The position is actually much worse than not ensuring there is additional capacity and resource. During the period when such increased resource should have been put in place, fire and rescue services have significantly cut the resources and capacity required for normal times, let alone extraordinary civil emergencies.
As a union we have experienced and challenged these changes e.g:
- the closure of stations;
- the reduction in overall numbers of firefighters including emergency fire control staff;
- the reduction in the number of managers (officers) required for command and control and FRS-management and planning;
- the reduction in the number of control rooms;
- the reduction in the number of appliances;
- the reduction in crewing levels on appliances and in controls;
- the introduction of small fire vehicles with inadequate levels of equipment;
- the ending of the ‘multiplier’ applied to the riding positions on each appliance to account for such things as leave, training and sick leave (known as the “ridership factor”);
- the introduction of ‘lean crewing’ (or ‘lean staffing’);
- the reduction in the availability of personnel on the retained duty system;
- the reduction of watch sizes at whole time stations and controls,
- the introduction of day crewing plus/close proximity crewing which at a stroke halves the number of personnel available at a fire station.
Underfunding; lack of investment, pay cuts
The responsibility does not only lie with Chief Fire Officers or fire and rescue authorities. Long-term government underfunding of our service and the scrapping of standards have created a race to the bottom. Not only are levels of provisions (especially staffing) poorer in ‘normal times’, they are wholly inadequate to meet the challenges when there are major incidents or a national emergency.

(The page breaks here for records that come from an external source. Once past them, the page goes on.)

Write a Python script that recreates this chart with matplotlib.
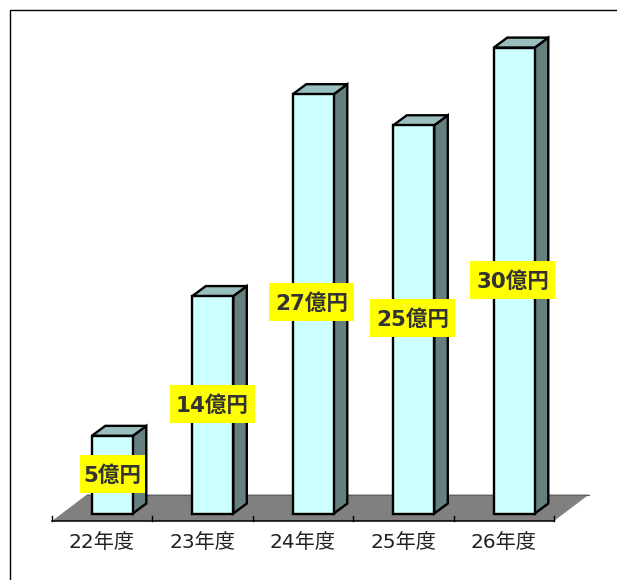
import matplotlib
matplotlib.use("Agg")
import matplotlib.pyplot as plt
from matplotlib.patches import Polygon, Rectangle

plt.rcParams['font.family'] = ['DejaVu Sans', 'Noto Sans CJK JP']

categories = ['22年度', '23年度', '24年度', '25年度', '26年度']
values = [5, 14, 27, 25, 30]
value_labels = ['5億円', '14億円', '27億円', '25億円', '30億円']

W, H = 617, 580
PX_X = 100.5      # pixels per category
PX_Y = 15.53      # pixels per 1 oku-yen
X0, Y0 = 112.3, 513.5

fig = plt.figure(figsize=(W / 100, H / 100), dpi=100)
ax = fig.add_axes([0, 0, 1, 1])
ax.set_xlim(-X0 / PX_X, (W - X0) / PX_X)
ax.set_ylim(-(H - Y0) / PX_Y, Y0 / PX_Y)
ax.axis('off')

px = lambda p: (p - X0) / PX_X          # pixel x -> data
py = lambda p: (Y0 - p) / PX_Y          # pixel y -> data

# outer frame (top and left only)
ax.plot([px(10), px(10), px(617)], [py(580), py(10), py(10)],
        color='black', lw=1.0, solid_joinstyle='miter', zorder=1)

# floor
ax.add_patch(Polygon([(px(52), py(521)), (px(554), py(521)), (px(589), py(494.5)), (px(87), py(494.5))],
                     closed=True, fc='#808080', ec='none', zorder=1))
ax.plot([px(87), px(589)], [py(494.5), py(494.5)], color='#606060', lw=0.8, zorder=1)
ax.plot([px(52), px(554)], [py(521), py(521)], color='black', lw=1.1, zorder=2)
for i in range(len(categories) + 1):
    xt = px(52) + i * (px(554) - px(52)) / len(categories)
    ax.plot([xt, xt], [py(521), py(516)], color='black', lw=1.0, zorder=2)

# 3-D bars
bw = 41 / PX_X
dx = 13.5 / PX_X
dy = 10 / PX_Y
for i, v in enumerate(values):
    l = i - bw / 2
    r = i + bw / 2
    kw = dict(closed=True, ec='black', lw=1.7, joinstyle='miter', zorder=3)
    ax.add_patch(Polygon([(r, 0), (r + dx, dy), (r + dx, v + dy), (r, v)], fc='#668080', **kw))
    ax.add_patch(Polygon([(l, v), (l + dx, v + dy), (r + dx, v + dy), (r, v)], fc='#99BFBF', **kw))
    ax.add_patch(Polygon([(l, 0), (r, 0), (r, v), (l, v)], fc='#CCFFFF', **kw))

# value labels
box_w = [65, 85, 85, 85, 85]
box_h = 38
label_x = [112.5, 212.5, 311.5, 412.5, 512.5]
label_y = [474, 404, 302, 318, 280]
for xc, yc, bwid, t in zip(label_x, label_y, box_w, value_labels):
    ax.add_patch(Rectangle((px(xc - bwid / 2), py(yc + box_h / 2)), bwid / PX_X, box_h / PX_Y,
                           fc='#FFFF00', ec='none', zorder=4))
    ax.text(px(xc), py(yc + 1.5), t, ha='center', va='center', fontsize=15.5,
            fontweight='bold', color='#333333', zorder=5)

# category labels
for i, c in enumerate(categories):
    ax.text(px(102 + i * 100.4), py(542.5), c, ha='center', va='center',
            fontsize=14.5, color='#222222', zorder=5)

fig.savefig('out.png', dpi=100)
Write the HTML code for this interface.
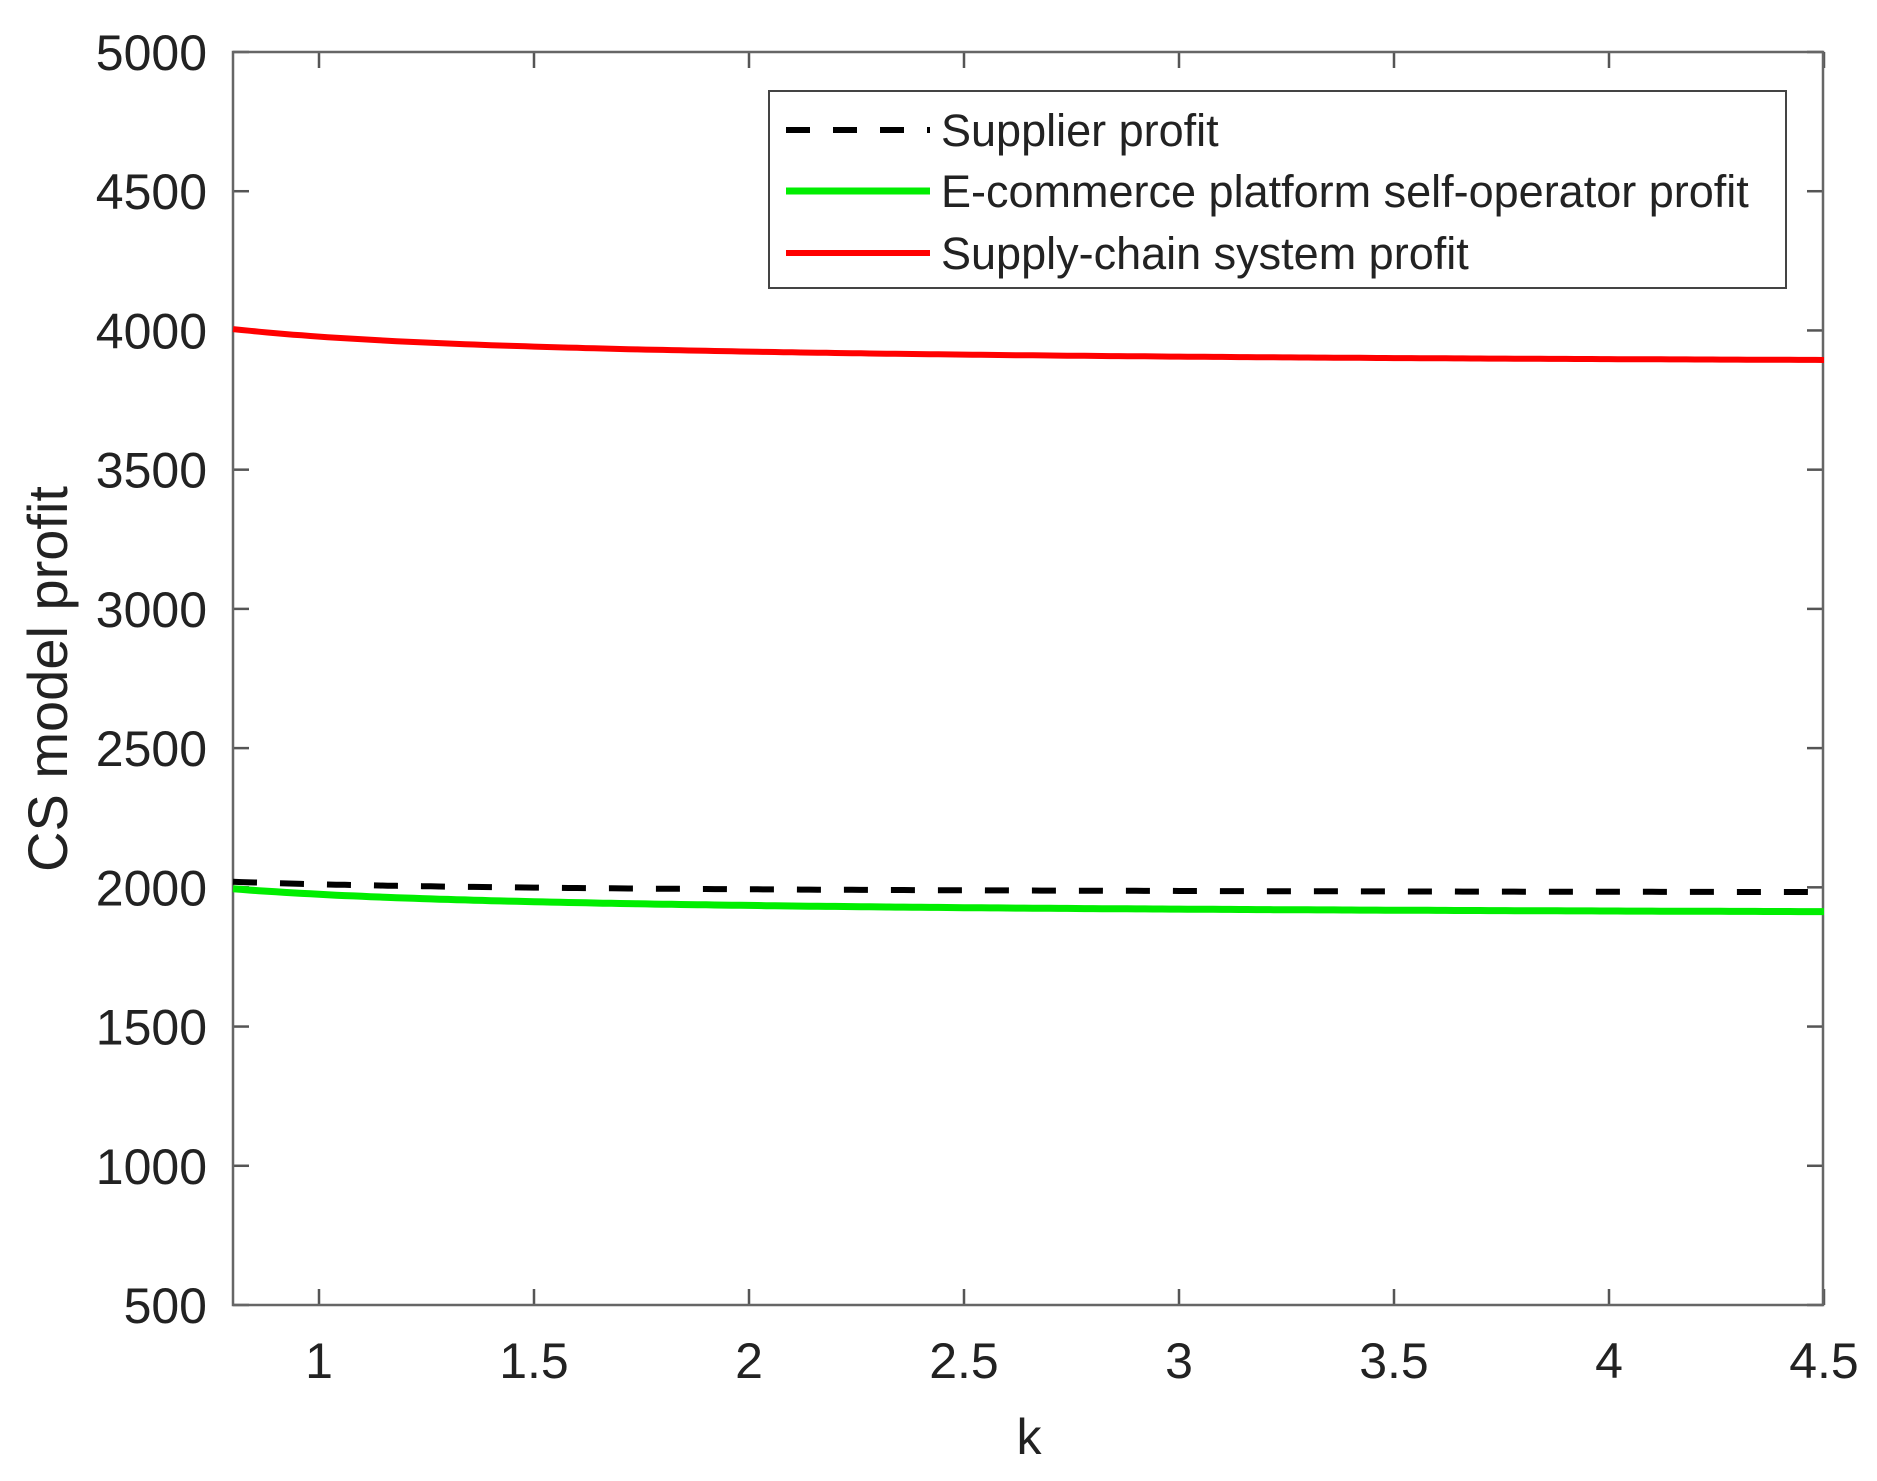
<!DOCTYPE html>
<html><head><meta charset="utf-8"><style>
html,body{margin:0;padding:0;background:#fff;}
svg{display:block;}
text{font-family:"Liberation Sans",Arial,sans-serif;fill:#222;}
</style></head><body>
<svg id="s" width="1877" height="1481" viewBox="0 0 1877 1481" xmlns="http://www.w3.org/2000/svg">
<rect width="1877" height="1481" fill="#fff"/>
<g id="ticks" stroke="#555" stroke-width="2.5"></g>
<rect x="233" y="52" width="1590" height="1253" fill="none" stroke="#666" stroke-width="2.5"/>
<g id="lab" font-size="50"></g>
<text x="1029" y="1454" font-size="50" text-anchor="middle">k</text>
<text transform="translate(67,679) rotate(-90)" font-size="56" text-anchor="middle">CS model profit</text>
<path id="red" fill="none" stroke="#ff0000" stroke-width="6"/>
<path id="grn" fill="none" stroke="#00ee00" stroke-width="7"/>
<path id="blk" fill="none" stroke="#000" stroke-width="6" stroke-dasharray="24 23"/>
<rect x="769" y="91" width="1017" height="197" fill="#fff" stroke="#444" stroke-width="2"/>
<line x1="786" y1="130" x2="930" y2="130" stroke="#000" stroke-width="6" stroke-dasharray="24 23"/>
<line x1="786" y1="191" x2="930" y2="191" stroke="#00ee00" stroke-width="7"/>
<line x1="786" y1="253" x2="930" y2="253" stroke="#ff0000" stroke-width="6"/>
<g font-size="45">
<text x="941" y="146">Supplier profit</text>
<text x="941" y="207">E-commerce platform self-operator profit</text>
<text x="941" y="269">Supply-chain system profit</text>
</g>
</svg>
<script>
var X=function(k){return 233+(k-0.8)*430;};
var Y=function(v){return 52+(5000-v)*1253/4500;};
var t=document.getElementById('ticks'),l=document.getElementById('lab'),ns="http://www.w3.org/2000/svg";
function el(p,tag,a,txt){var e=document.createElementNS(ns,tag);for(var k in a)e.setAttribute(k,a[k]);if(txt)e.textContent=txt;p.appendChild(e);}
for(var v=500;v<=5000;v+=500){var y=Y(v);
el(t,'line',{x1:233,y1:y,x2:249,y2:y});el(t,'line',{x1:1807,y1:y,x2:1823,y2:y});
el(l,'text',{x:207,y:y+18,'text-anchor':'end'},String(v));}
[1,1.5,2,2.5,3,3.5,4,4.5].forEach(function(k){var x=X(k);
el(t,'line',{x1:x,y1:1305,x2:x,y2:1289});el(t,'line',{x1:x,y1:52,x2:x,y2:68});
el(l,'text',{x:x,y:1378,'text-anchor':'middle'},String(k));});
function path(f){var d='';for(var k=0.8;k<=4.5001;k+=0.02){d+=(d?'L':'M')+X(k).toFixed(1)+','+Y(f(k)).toFixed(1);}return d;}
document.getElementById('red').setAttribute('d',path(function(k){return 3870+108/k;}));
document.getElementById('grn').setAttribute('d',path(function(k){return 1895+80/k;}));
document.getElementById('blk').setAttribute('d',path(function(k){return 1975+36/k;}));
</script>
</body></html>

We have endeavoured to break that cycle through making the case for investment in our service, only to be met with a refusal by the Westminster government to address these fundamental issues. We have offered to negotiate the future work our members might undertake only to be dismissed; with government refusing the necessary investment and funding.
This lack of respect for firefighters has been accompanied by the imposition of a swathe of attacks on terms and conditions. These have included the introduction of new shift systems under threat to dismiss and re-engage the whole Grey Book workforce; a massive hike in the already-high contribution rates for fire service pension schemes and the imposition of punitive pension schemes with unworkable pension ages.
Coronavirus crisis: the need for a lasting change of direction
We are mindful that the government’s Chief Scientific Adviser, has made clear that his professional view is that the coronavirus outbreak is quite likely “to become an annual virus, an annual seasonal infection”.
The latest situation has starkly highlighted the crisis in our service, which we have been warning about for a considerable time. Any discussions about tackling the current crisis must take place within the context set out above; of a service suffering from long-term underfunding, under-resourcing and understaffing.
FBU members will want to play a full part in protecting our communities through the current health crisis. The FBU will therefore continue to discuss all such matters at all levels, led centrally. The approach will be to agree reasonable, deliverable adjustments to work activity and hours of work taking into account that members have contracts and as a union we will not be agreeing to imposed additional hours of work on any members and that performance of additional hours will be voluntary. A further circular will address these issues in more detail.